I just want to write. I want to write and write and write until my fingers are numb from tapping on the keys and my mind is blank from having spewed out every word that ever called this brain a home. I'm overwhelmed by my thoughts. I don't know what to do with all of them. I want to talk to someone. I want to tell these stories. But I don't know where to begin. I don't know what to say.
I wish I could write the way I wrote a year ago. I wish I could make these words flow because oh god they were beautiful. I was so intensely proud of my writing then, and I still am, because that was damn good. It was impressive. I can't believe that I wrote those things. That it was me. It's not possible that something like that came from my mind, flowed through my fingertips. Because even if it was me, even if that monologue was me, that personal narrative was me, those unfinished stories and even the few well-written poems were all me...why can't I write like that anymore?
I didn't cry. It almost bothers me that I didn't. One day I'm going to go back and sit on that bench and everything will overwhelm me. I'll remember the people I kissed there. The conversations I had. I'll remember how much started there and how much ended.

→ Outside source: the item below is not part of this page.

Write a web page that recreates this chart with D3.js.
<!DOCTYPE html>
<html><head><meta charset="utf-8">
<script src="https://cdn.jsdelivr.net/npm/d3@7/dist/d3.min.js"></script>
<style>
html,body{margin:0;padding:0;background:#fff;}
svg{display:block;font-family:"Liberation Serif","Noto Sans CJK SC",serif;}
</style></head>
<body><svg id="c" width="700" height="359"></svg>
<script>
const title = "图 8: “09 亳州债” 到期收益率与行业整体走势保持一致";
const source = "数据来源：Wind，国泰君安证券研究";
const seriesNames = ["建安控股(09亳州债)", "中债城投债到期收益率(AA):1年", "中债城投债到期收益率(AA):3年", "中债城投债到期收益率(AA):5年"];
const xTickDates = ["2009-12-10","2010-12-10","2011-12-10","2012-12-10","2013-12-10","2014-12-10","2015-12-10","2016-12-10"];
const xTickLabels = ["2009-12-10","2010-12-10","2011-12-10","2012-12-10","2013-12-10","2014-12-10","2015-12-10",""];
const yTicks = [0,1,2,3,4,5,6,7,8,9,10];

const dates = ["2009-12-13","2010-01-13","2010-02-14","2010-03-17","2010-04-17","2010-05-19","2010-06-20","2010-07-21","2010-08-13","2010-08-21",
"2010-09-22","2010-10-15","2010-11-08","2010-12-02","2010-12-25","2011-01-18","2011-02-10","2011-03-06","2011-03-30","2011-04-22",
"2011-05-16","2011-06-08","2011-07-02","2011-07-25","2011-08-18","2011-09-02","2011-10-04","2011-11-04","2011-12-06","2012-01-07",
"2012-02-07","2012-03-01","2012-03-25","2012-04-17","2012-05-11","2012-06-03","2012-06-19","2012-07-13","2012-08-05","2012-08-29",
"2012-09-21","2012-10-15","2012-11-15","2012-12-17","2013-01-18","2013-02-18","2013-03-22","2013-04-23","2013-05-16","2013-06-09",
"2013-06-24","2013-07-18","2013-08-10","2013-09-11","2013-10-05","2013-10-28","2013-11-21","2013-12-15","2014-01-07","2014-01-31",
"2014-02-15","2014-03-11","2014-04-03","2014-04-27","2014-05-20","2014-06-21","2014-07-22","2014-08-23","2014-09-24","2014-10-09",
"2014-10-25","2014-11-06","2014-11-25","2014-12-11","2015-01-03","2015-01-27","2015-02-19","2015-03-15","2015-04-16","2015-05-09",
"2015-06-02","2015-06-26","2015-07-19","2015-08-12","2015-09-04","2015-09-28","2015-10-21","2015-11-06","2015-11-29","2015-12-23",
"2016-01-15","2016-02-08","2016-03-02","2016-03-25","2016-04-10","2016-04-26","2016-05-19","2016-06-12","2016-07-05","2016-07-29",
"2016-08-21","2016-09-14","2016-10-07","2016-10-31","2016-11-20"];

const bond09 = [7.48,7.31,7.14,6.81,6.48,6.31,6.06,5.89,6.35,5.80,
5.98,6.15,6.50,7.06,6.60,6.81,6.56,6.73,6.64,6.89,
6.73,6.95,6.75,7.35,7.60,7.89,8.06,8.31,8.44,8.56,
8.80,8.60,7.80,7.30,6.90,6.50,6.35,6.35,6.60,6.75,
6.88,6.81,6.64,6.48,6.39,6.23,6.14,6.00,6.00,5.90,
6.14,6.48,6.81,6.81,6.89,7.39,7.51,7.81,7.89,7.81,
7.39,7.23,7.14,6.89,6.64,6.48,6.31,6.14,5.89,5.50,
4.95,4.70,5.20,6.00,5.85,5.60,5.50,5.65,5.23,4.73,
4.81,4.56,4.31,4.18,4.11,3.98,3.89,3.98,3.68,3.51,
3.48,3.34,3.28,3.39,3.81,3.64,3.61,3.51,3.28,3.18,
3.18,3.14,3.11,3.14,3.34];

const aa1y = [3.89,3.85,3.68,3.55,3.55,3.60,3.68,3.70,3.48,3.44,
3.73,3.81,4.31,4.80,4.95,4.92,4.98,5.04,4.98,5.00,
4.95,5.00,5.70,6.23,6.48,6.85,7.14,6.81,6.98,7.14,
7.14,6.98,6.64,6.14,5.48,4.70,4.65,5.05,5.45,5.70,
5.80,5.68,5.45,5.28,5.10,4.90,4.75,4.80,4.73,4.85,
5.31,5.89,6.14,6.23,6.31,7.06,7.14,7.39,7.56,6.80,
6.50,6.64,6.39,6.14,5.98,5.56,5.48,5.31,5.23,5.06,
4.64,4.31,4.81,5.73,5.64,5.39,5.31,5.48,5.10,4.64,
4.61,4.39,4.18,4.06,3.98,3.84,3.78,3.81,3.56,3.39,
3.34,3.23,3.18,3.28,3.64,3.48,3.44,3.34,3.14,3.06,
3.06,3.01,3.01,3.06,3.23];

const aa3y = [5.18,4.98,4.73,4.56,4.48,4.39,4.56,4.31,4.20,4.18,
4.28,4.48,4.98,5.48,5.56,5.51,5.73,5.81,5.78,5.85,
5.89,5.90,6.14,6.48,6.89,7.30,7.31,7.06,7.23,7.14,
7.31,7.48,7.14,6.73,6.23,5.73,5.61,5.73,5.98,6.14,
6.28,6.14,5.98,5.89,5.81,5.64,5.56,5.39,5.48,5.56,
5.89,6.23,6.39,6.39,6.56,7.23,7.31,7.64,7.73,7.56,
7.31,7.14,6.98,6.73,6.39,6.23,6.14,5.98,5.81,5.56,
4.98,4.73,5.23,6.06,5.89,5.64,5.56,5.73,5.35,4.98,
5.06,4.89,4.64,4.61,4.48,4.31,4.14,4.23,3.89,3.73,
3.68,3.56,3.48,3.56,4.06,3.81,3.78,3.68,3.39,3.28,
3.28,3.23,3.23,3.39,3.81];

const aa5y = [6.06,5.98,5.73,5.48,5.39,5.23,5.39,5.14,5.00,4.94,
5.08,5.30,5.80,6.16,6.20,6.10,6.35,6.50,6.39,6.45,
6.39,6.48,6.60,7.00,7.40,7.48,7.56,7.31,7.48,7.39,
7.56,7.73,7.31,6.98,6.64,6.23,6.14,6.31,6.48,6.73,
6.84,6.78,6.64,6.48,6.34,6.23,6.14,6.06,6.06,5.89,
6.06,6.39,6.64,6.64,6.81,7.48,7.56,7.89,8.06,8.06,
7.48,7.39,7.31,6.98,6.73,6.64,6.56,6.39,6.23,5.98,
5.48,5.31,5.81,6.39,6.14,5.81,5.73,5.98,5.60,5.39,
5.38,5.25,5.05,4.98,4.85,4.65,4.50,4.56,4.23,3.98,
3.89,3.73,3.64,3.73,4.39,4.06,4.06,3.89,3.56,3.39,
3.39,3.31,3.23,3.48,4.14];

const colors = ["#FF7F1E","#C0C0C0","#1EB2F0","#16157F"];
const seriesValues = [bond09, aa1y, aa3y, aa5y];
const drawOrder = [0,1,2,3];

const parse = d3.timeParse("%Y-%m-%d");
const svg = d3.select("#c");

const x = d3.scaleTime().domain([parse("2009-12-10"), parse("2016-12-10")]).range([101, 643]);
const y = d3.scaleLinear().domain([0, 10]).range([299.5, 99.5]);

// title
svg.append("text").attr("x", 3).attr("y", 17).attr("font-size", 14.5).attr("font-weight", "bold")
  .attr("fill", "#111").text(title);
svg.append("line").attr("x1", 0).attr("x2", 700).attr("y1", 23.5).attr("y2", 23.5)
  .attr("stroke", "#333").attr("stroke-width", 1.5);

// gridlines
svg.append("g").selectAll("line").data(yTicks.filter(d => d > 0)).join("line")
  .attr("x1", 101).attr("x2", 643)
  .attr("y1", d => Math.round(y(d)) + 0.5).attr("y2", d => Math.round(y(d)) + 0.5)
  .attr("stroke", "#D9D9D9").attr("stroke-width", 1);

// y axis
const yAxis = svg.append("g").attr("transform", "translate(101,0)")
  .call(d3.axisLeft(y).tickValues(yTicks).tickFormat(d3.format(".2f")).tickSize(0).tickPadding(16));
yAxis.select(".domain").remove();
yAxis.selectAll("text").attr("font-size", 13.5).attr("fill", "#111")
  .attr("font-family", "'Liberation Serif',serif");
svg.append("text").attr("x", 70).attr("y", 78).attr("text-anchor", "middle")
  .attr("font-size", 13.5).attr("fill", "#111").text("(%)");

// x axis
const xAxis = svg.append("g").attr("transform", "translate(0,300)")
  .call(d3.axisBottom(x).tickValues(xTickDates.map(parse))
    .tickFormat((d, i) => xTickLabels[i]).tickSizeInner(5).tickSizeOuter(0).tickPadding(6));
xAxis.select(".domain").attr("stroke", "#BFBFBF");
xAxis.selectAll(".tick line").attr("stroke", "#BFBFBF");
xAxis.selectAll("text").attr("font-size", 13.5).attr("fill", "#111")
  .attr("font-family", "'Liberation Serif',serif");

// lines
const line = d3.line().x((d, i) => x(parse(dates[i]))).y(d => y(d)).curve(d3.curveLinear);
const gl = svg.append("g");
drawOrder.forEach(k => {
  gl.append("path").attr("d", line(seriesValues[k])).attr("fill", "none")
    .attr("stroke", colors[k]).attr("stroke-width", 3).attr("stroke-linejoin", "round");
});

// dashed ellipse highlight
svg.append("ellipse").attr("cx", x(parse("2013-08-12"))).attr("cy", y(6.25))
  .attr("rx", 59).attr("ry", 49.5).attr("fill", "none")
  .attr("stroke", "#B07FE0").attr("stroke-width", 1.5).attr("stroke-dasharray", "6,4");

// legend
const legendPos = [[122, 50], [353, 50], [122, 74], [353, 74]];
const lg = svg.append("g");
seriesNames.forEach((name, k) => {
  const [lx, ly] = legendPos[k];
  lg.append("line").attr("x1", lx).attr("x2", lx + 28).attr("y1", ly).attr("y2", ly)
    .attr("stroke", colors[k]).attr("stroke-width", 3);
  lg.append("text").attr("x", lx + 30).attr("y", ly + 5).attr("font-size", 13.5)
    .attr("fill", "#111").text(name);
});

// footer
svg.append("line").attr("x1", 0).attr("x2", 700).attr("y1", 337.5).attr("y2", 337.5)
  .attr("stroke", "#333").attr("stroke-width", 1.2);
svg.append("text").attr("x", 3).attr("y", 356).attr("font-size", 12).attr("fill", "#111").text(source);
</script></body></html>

I can't stop. I can't not think about it. It bothers me that I didn't cry because it meant everything to me. It's everything that hurt me, everything that destroyed me. It's the root of the person I became, and all I felt was this tittering anxiety. This nervous happiness because it was so different but so much the same.
People have said before me that they had experiences like this there. I never once believed it until I looked back on it. Because now I understand. More than I could have imagined, that place made me...me. I want to talk to someone who understands it without hating it (no offense and all that). But I feel so lonely right now. I'm not really sad and I'm not really lonely, but it feels like I am, just because I don't have anyone to share this with and it feels like something that needs to be shared. I can't even put it into words. I just want to look into someone's eyes and know that they understand this.

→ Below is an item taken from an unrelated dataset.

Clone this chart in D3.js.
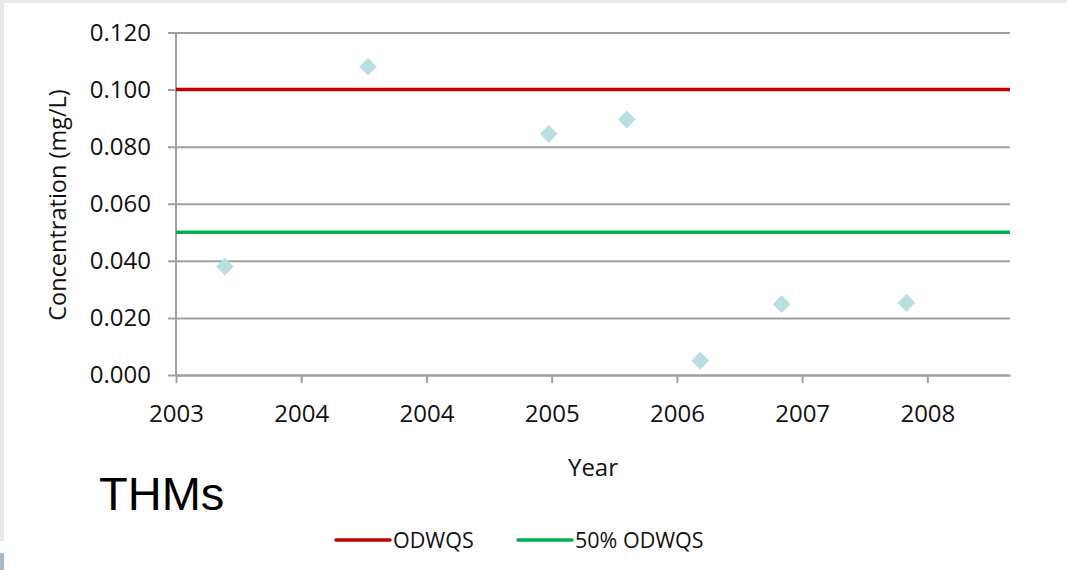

PostSecret was my life that year. I have submitted dozens of secrets, most of them during the course of that year, because for some reason, it made me feel complete. And I know that there are people who understand this. Which makes me want to submit a secret now, but I don't know what to say. More than that though, I know that anybody who felt the way I do about it won't have anything to say back at me. It's a miserable brotherhood. We all understand it. We also know that there is no way to speak of it.
I don't want to stop but I'm running out of steam. I need one of those nights. With the heat and the humidity and maybe even the bugs. Those late nights when we never wanted it to end because it made us feel so alive. It's been a long time since I've felt that alive. I miss it. I really do.